To be done =>
Give back the entire listing verbatim.
* * * * * * *
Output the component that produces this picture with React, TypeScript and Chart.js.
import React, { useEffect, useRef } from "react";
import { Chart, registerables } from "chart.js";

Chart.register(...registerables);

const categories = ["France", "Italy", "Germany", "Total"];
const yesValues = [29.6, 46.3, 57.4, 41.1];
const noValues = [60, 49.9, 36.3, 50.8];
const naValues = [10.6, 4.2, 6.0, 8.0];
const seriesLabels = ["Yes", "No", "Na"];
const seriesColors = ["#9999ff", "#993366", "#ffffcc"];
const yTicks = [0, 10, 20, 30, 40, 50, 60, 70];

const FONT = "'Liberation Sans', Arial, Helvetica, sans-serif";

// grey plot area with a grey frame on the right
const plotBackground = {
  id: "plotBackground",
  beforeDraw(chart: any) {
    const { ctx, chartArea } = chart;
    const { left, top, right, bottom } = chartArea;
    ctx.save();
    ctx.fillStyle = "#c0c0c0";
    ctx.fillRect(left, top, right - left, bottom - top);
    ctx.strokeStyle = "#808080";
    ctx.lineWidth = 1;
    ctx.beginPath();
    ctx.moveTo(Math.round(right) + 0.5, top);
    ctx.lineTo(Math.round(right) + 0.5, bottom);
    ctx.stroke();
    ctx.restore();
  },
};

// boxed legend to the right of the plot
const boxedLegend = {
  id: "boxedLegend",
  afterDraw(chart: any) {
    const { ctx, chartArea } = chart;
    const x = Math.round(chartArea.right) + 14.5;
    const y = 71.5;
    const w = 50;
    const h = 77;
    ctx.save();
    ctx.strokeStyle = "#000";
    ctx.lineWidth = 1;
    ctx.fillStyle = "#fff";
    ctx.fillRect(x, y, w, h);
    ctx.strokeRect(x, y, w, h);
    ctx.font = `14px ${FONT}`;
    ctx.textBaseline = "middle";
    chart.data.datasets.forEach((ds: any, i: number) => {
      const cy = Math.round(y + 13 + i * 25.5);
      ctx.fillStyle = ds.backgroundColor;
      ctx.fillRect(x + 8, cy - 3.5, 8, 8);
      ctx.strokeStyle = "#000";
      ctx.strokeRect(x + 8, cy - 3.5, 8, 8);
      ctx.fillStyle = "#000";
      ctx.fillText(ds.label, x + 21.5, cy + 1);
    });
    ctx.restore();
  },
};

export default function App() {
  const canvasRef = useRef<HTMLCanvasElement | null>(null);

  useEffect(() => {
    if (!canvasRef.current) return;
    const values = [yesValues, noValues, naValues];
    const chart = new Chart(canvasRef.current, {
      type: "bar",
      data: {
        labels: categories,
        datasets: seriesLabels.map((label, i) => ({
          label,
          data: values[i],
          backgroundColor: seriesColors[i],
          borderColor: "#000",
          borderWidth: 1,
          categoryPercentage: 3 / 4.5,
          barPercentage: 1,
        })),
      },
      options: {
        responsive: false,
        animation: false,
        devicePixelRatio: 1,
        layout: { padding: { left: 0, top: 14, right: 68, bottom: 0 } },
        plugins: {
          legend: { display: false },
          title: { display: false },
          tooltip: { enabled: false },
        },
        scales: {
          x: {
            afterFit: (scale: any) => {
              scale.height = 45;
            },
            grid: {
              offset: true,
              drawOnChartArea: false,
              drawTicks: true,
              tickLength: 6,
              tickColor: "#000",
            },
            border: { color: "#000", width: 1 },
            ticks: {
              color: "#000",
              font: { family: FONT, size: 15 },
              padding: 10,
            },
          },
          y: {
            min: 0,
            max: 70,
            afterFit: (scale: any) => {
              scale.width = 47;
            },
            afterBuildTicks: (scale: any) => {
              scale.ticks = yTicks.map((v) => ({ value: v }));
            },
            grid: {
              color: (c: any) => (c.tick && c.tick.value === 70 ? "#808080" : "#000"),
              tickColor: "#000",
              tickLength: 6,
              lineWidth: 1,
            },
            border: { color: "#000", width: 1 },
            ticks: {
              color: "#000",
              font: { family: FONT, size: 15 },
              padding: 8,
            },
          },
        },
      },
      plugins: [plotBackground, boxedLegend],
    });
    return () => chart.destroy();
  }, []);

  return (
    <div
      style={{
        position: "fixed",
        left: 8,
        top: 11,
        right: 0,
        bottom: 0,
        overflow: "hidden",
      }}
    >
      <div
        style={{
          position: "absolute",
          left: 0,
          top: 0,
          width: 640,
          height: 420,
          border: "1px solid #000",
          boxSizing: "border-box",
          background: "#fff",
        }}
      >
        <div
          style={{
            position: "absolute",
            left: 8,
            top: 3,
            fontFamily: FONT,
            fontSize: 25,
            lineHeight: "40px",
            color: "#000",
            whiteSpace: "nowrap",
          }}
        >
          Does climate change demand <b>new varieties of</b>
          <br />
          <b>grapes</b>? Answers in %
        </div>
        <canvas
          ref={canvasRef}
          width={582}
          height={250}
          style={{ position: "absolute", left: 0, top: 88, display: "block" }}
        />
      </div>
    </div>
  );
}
* * * * * * *
Written solution =>
Output the component that produces this picture with React, TypeScript and Chart.js.
import React, { useEffect, useRef } from "react";
import { Chart, registerables } from "chart.js";

Chart.register(...registerables);

const categories = ["France", "Italy", "Germany", "Total"];
const yesValues = [29.6, 46.3, 57.4, 41.1];
const noValues = [60, 49.9, 36.3, 50.8];
const naValues = [10.6, 4.2, 6.0, 8.0];
const seriesLabels = ["Yes", "No", "Na"];
const seriesColors = ["#9999ff", "#993366", "#ffffcc"];
const yTicks = [0, 10, 20, 30, 40, 50, 60, 70];

const FONT = "'Liberation Sans', Arial, Helvetica, sans-serif";

// grey plot area with a grey frame on the right
const plotBackground = {
  id: "plotBackground",
  beforeDraw(chart: any) {
    const { ctx, chartArea } = chart;
    const { left, top, right, bottom } = chartArea;
    ctx.save();
    ctx.fillStyle = "#c0c0c0";
    ctx.fillRect(left, top, right - left, bottom - top);
    ctx.strokeStyle = "#808080";
    ctx.lineWidth = 1;
    ctx.beginPath();
    ctx.moveTo(Math.round(right) + 0.5, top);
    ctx.lineTo(Math.round(right) + 0.5, bottom);
    ctx.stroke();
    ctx.restore();
  },
};

// boxed legend to the right of the plot
const boxedLegend = {
  id: "boxedLegend",
  afterDraw(chart: any) {
    const { ctx, chartArea } = chart;
    const x = Math.round(chartArea.right) + 14.5;
    const y = 71.5;
    const w = 50;
    const h = 77;
    ctx.save();
    ctx.strokeStyle = "#000";
    ctx.lineWidth = 1;
    ctx.fillStyle = "#fff";
    ctx.fillRect(x, y, w, h);
    ctx.strokeRect(x, y, w, h);
    ctx.font = `14px ${FONT}`;
    ctx.textBaseline = "middle";
    chart.data.datasets.forEach((ds: any, i: number) => {
      const cy = Math.round(y + 13 + i * 25.5);
      ctx.fillStyle = ds.backgroundColor;
      ctx.fillRect(x + 8, cy - 3.5, 8, 8);
      ctx.strokeStyle = "#000";
      ctx.strokeRect(x + 8, cy - 3.5, 8, 8);
      ctx.fillStyle = "#000";
      ctx.fillText(ds.label, x + 21.5, cy + 1);
    });
    ctx.restore();
  },
};

export default function App() {
  const canvasRef = useRef<HTMLCanvasElement | null>(null);

  useEffect(() => {
    if (!canvasRef.current) return;
    const values = [yesValues, noValues, naValues];
    const chart = new Chart(canvasRef.current, {
      type: "bar",
      data: {
        labels: categories,
        datasets: seriesLabels.map((label, i) => ({
          label,
          data: values[i],
          backgroundColor: seriesColors[i],
          borderColor: "#000",
          borderWidth: 1,
          categoryPercentage: 3 / 4.5,
          barPercentage: 1,
        })),
      },
      options: {
        responsive: false,
        animation: false,
        devicePixelRatio: 1,
        layout: { padding: { left: 0, top: 14, right: 68, bottom: 0 } },
        plugins: {
          legend: { display: false },
          title: { display: false },
          tooltip: { enabled: false },
        },
        scales: {
          x: {
            afterFit: (scale: any) => {
              scale.height = 45;
            },
            grid: {
              offset: true,
              drawOnChartArea: false,
              drawTicks: true,
              tickLength: 6,
              tickColor: "#000",
            },
            border: { color: "#000", width: 1 },
            ticks: {
              color: "#000",
              font: { family: FONT, size: 15 },
              padding: 10,
            },
          },
          y: {
            min: 0,
            max: 70,
            afterFit: (scale: any) => {
              scale.width = 47;
            },
            afterBuildTicks: (scale: any) => {
              scale.ticks = yTicks.map((v) => ({ value: v }));
            },
            grid: {
              color: (c: any) => (c.tick && c.tick.value === 70 ? "#808080" : "#000"),
              tickColor: "#000",
              tickLength: 6,
              lineWidth: 1,
            },
            border: { color: "#000", width: 1 },
            ticks: {
              color: "#000",
              font: { family: FONT, size: 15 },
              padding: 8,
            },
          },
        },
      },
      plugins: [plotBackground, boxedLegend],
    });
    return () => chart.destroy();
  }, []);

  return (
    <div
      style={{
        position: "fixed",
        left: 8,
        top: 11,
        right: 0,
        bottom: 0,
        overflow: "hidden",
      }}
    >
      <div
        style={{
          position: "absolute",
          left: 0,
          top: 0,
          width: 640,
          height: 420,
          border: "1px solid #000",
          boxSizing: "border-box",
          background: "#fff",
        }}
      >
        <div
          style={{
            position: "absolute",
            left: 8,
            top: 3,
            fontFamily: FONT,
            fontSize: 25,
            lineHeight: "40px",
            color: "#000",
            whiteSpace: "nowrap",
          }}
        >
          Does climate change demand <b>new varieties of</b>
          <br />
          <b>grapes</b>? Answers in %
        </div>
        <canvas
          ref={canvasRef}
          width={582}
          height={250}
          style={{ position: "absolute", left: 0, top: 88, display: "block" }}
        />
      </div>
    </div>
  );
}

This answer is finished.